Robert Heinlein once observed that if one lacks the time for the necessary thinking to exercise the vote properly, one can still do OK by finding a well-meaning idiot -- something of which there is never a shortage -- ask them how they're voting, then do the opposite. I find the teachers' unions to be particularly useful for this, as they are almost invariably on the wrong side of any issue I have studied in depth.
Less tongue-in-cheek, I thoroughly endorse Gus' point that proper political activism does not start with the question "do I vote for X or Y?" That's the last question. The real work of political activism takes place between elections, as the intellectual framework is laid down that will structure future campaigns.
Speaking of voting. I found a good site that lays out all of the Presidential candidates stands on various issues. Here it is, a nice little issue matrix.
John Kim
That issue matrix is illustrative of the problem.
We should have already incinerated Iran or Saudi Arabia and moved on, but instead, we have four subdivisions of the "issue" of Homeland Security, a "yes" or "no" on which may or may not really help the cause of stopping terrorists from attacking us or preserve freedom at home.
It is as if the state is forcing us not to think in terms of principles, but to examine each issue in isolation.
John Kim,
Thanks for the issues matrix. These questions arise for me:
1. Now that I have it, what will I do with it? E.g., should I pick one issue as a "litmus" test?

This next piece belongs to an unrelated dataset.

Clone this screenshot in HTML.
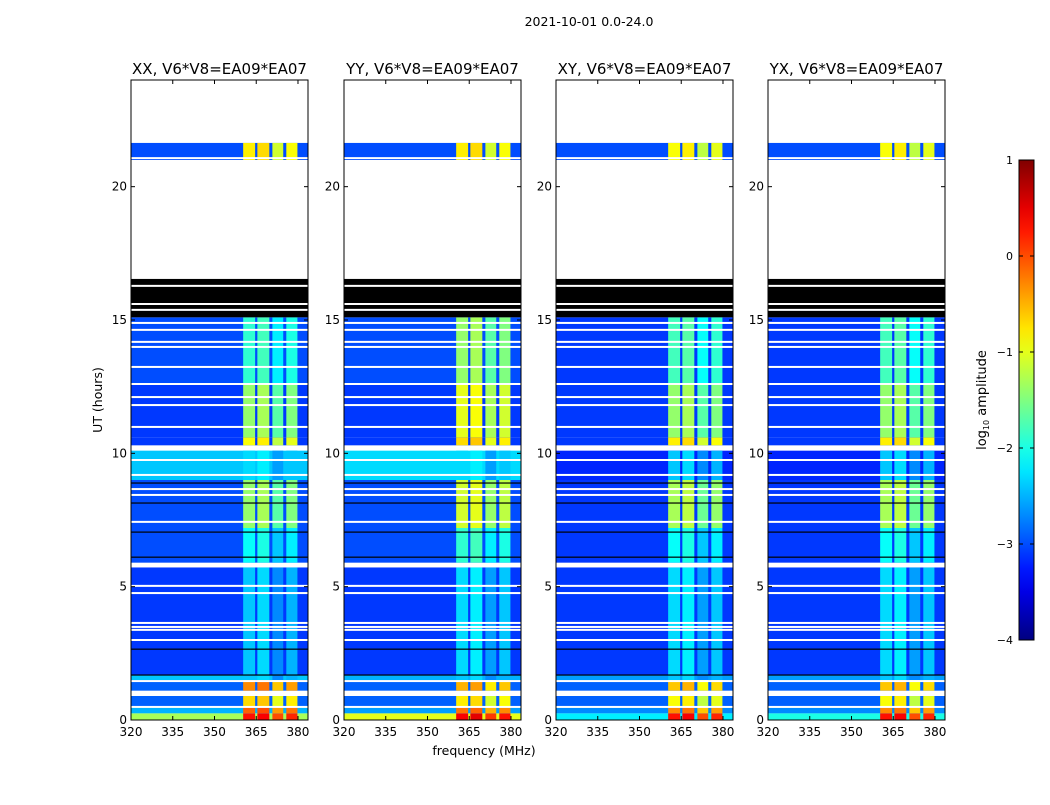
<!DOCTYPE html>
<html><head><meta charset="utf-8"><style>
body{margin:0;background:#fff;font-family:"Liberation Sans","DejaVu Sans",sans-serif}
svg text{font-family:"DejaVu Sans","Liberation Sans",sans-serif}
</style></head><body>
<svg id="chart" width="1050" height="800" viewBox="0 0 1050 800" xmlns="http://www.w3.org/2000/svg">
<rect width="1050" height="800" fill="#fff"/>
<text x="589" y="26" font-size="12.5" text-anchor="middle">2021-10-01 0.0-24.0</text>
<text transform="translate(102,400) rotate(-90)" font-size="12.5" text-anchor="middle">UT (hours)</text>
<text x="484" y="755" font-size="12.5" text-anchor="middle">frequency (MHz)</text>
<g id="panels"></g>
<g id="cbar"></g>
</svg>
<script>
// ---- data ----
const panelTitles = ["XX, V6*V8=EA09*EA07","YY, V6*V8=EA09*EA07","XY, V6*V8=EA09*EA07","YX, V6*V8=EA09*EA07"];
const xTicks = [320,335,350,365,380];
const yTicks = [0,5,10,15,20];
const cbarTicks = [-4,-3,-2,-1,0,1];
// time segments: start hour, end hour
const segStart = [0,0.25,0.5,0.9,1.1,1.5,1.7,5.72,5.9,7.2,9.0,10.1,10.3,10.6,12.6,15.1,16.54,21.0,21.64];
const segEnd   = [0.25,0.5,0.9,1.1,1.5,1.7,5.72,5.9,7.2,9.0,10.1,10.3,10.6,12.6,15.1,16.54,21.0,21.64,24];
// kind: d=data, w=blank (white), b=black
const segKind  = ["d","d","d","w","d","d","d","w","d","d","d","w","d","d","d","b","w","d","w"];
// background log10 amplitude per panel per segment
const bgXX = [-1.3,-2.5,-2.9,0,-2.9,-2.4,-3.1,0,-3.0,-3.0,-2.4,0,-3.1,-3.1,-3.0,0,0,-3.0,0];
const bgYY = [-1.0,-2.6,-2.9,0,-2.9,-2.5,-3.1,0,-3.0,-3.0,-2.3,0,-3.1,-3.1,-3.0,0,0,-3.0,0];
const bgXY = [-2.2,-2.7,-2.9,0,-2.9,-2.6,-3.1,0,-3.1,-3.1,-3.2,0,-3.1,-3.1,-3.1,0,0,-3.0,0];
const bgYX = [-2.0,-2.7,-2.9,0,-2.9,-2.6,-3.1,0,-3.1,-3.1,-3.2,0,-3.1,-3.1,-3.1,0,0,-3.0,0];
// bright band levels per segment
const colXX = [0.3,-0.1,-0.7,0,-0.3,-2.4,-2.4,0,-2.1,-1.4,-2.3,0,-0.9,-1.4,-1.9,0,0,-0.8,0];
const colYY = [0.4,-0.2,-0.8,0,-0.5,-2.4,-2.3,0,-1.9,-1.1,-2.3,0,-0.7,-1.0,-1.4,0,0,-0.8,0];
const colXY = [0.3,-0.3,-0.9,0,-0.6,-2.4,-2.3,0,-2.1,-1.3,-2.4,0,-0.8,-1.4,-1.8,0,0,-0.9,0];
const colYX = [0.3,-0.3,-0.9,0,-0.6,-2.4,-2.3,0,-2.1,-1.3,-2.4,0,-0.8,-1.4,-1.8,0,0,-0.9,0];
// bright frequency bands (MHz)
const bandLo = [360.3,365.4,370.8,375.8];
const bandHi = [364.6,369.7,374.7,379.8];
const bandOffset = [0,0.1,-0.3,-0.1];
// single-row flags (hours)
const whiteLines = [14.89,14.63,14.18,13.99,13.24,12.6,12.11,11.81,10.99,9.75,9.19,8.66,8.44,7.43,5.03,4.76,3.64,3.49,3.38,3.0,1.46,0.49,21.07,16.28,15.6,15.38];
const blackLines = [8.89,8.14,7.05,6.11,2.66,1.69];
</script>
<script>
const NS="http://www.w3.org/2000/svg";
function mk(tag,attrs,parent){const e=document.createElementNS(NS,tag);for(const k in attrs)e.setAttribute(k,attrs[k]);parent.appendChild(e);return e;}
function jet(v){let t=(v+4)/5;t=Math.max(0,Math.min(1,t));
 const f=x=>Math.max(0,Math.min(1,x));
 const r=f(Math.min(4*t-1.5,-4*t+4.5)),g=f(Math.min(4*t-0.5,-4*t+3.5)),b=f(Math.min(4*t+0.5,-4*t+2.5));
 return `rgb(${Math.round(r*255)},${Math.round(g*255)},${Math.round(b*255)})`;}
const panelX=[131,344,556,768], PW=177, PT=80, PB=720;
const fMin=320, fMax=383.6, tMin=0, tMax=24;
const bgs=[bgXX,bgYY,bgXY,bgYX], cols=[colXX,colYY,colXY,colYX];
const root=document.getElementById('panels');
panelTitles.forEach((title,p)=>{
 const x0=panelX[p];
 const xs=f=>x0+(f-fMin)/(fMax-fMin)*PW;
 const ys=t=>PB-(t-tMin)/(tMax-tMin)*(PB-PT);
 const g=mk('g',{},root);
 
 
 const hm=mk('g',{},g);
 
 
 segStart.forEach((s,i)=>{
  const y1=ys(segEnd[i]), h=ys(s)-y1;
  if(segKind[i]==='w') return;
  if(segKind[i]==='b'){const r=mk('rect',{x:x0,y:y1,width:PW,height:h,fill:'#000'},hm);
   return;}
  const r=mk('rect',{x:x0,y:y1,width:PW,height:h,fill:jet(bgs[p][i])},hm);
  
  
  bandLo.forEach((lo,k)=>{
   const c=mk('rect',{x:xs(lo),y:y1,width:xs(bandHi[k])-xs(lo),height:h,fill:jet(cols[p][i]+bandOffset[k])},hm);
   
   
  });
 });
 whiteLines.forEach(t=>{const l=mk('rect',{x:x0,y:ys(t)-1,width:PW,height:2,fill:'#fff'},hm);
  });
 blackLines.forEach(t=>{const l=mk('rect',{x:x0,y:ys(t)-0.5,width:PW,height:1.2,fill:'#000'},hm);
  });
 const fr=mk('rect',{x:x0,y:PT,width:PW,height:PB-PT,fill:'none',stroke:'#000','stroke-width':1},g);
 
 const tt=mk('text',{x:x0+PW/2,y:74,'font-size':15,'text-anchor':'middle'},g);tt.textContent=title;
 
 xTicks.forEach(f=>{const x=xs(f);
  mk('line',{x1:x,x2:x,y1:PB,y2:PB-4,stroke:'#000'},g);mk('line',{x1:x,x2:x,y1:PT,y2:PT+4,stroke:'#000'},g);
  const t=mk('text',{x:x,y:PB+16,'font-size':12,'text-anchor':'middle'},g);t.textContent=f;
  });
 yTicks.forEach(v=>{const y=ys(v);
  mk('line',{x1:x0,x2:x0+4,y1:y,y2:y,stroke:'#000'},g);mk('line',{x1:x0+PW,x2:x0+PW-4,y1:y,y2:y,stroke:'#000'},g);
  const t=mk('text',{x:x0-4,y:y+4,'font-size':12,'text-anchor':'end'},g);t.textContent=v;
  });
});
// colorbar
const cb=document.getElementById('cbar');


const CX=1019,CW=15,CT=160,CB=640;
const defs=mk('defs',{},cb);const lg=mk('linearGradient',{id:'jetg',x1:0,y1:1,x2:0,y2:0},defs);
for(let i=0;i<=20;i++){mk('stop',{offset:i/20,'stop-color':jet(-4+5*i/20)},lg);}
mk('rect',{x:CX,y:CT,width:CW,height:CB-CT,fill:'url(#jetg)',stroke:'#000'},cb);
const cys=v=>CB-(v+4)/5*(CB-CT);
cbarTicks.forEach(v=>{const y=cys(v);
 mk('line',{x1:CX,x2:CX+4,y1:y,y2:y,stroke:'#000'},cb);mk('line',{x1:CX+CW,x2:CX+CW-4,y1:y,y2:y,stroke:'#000'},cb);
 const t=mk('text',{x:1013,y:y+4,'font-size':11,'text-anchor':'end'},cb);t.textContent=(v<0?'\u2212'+(-v):v);
 });
const cl=mk('text',{transform:'translate(986,400) rotate(-90)','font-size':13,'text-anchor':'middle'},cb);
cl.innerHTML='log<tspan font-size="8" dy="3">10</tspan><tspan dy="-3"> amplitude</tspan>';

</script>
</body></html>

2. Is there some combination of issues, and a system of "weighting," that I can set up?
3. How will I know that the official position of the candidate is the position he will actively support once he has power?
4. How do you resolve the ambiguity of a candidate's position on a particular issue--e.g., though I am now a reluctant opponent of the death penalty for normal "civilian" crimes, I am at least empathetic with calls for its use. Honest, objective people can disagree on this issue. It is a particular conclusion, not a fundamental.
Isn't there some more fundamental approach to deciding for whom to vote? Based on what I studied in his 2004 walkthrough sessions for the DIM Hypothesis, I would say Dr. Peikoff is on the right track: Looking for a fundamental indicator, that is, one that is causal and therefore explanatory on a large scale.
I have many questions and some doubts about the 2004, roughly cut, implementation of that approach, but the basic approach is the best I have seen.
If anyone has an alternative to that approach, an alternative written up in an extended essay, book, or series of recorded lectures (and not scattered through hundreds of posts), I would very much like to see it.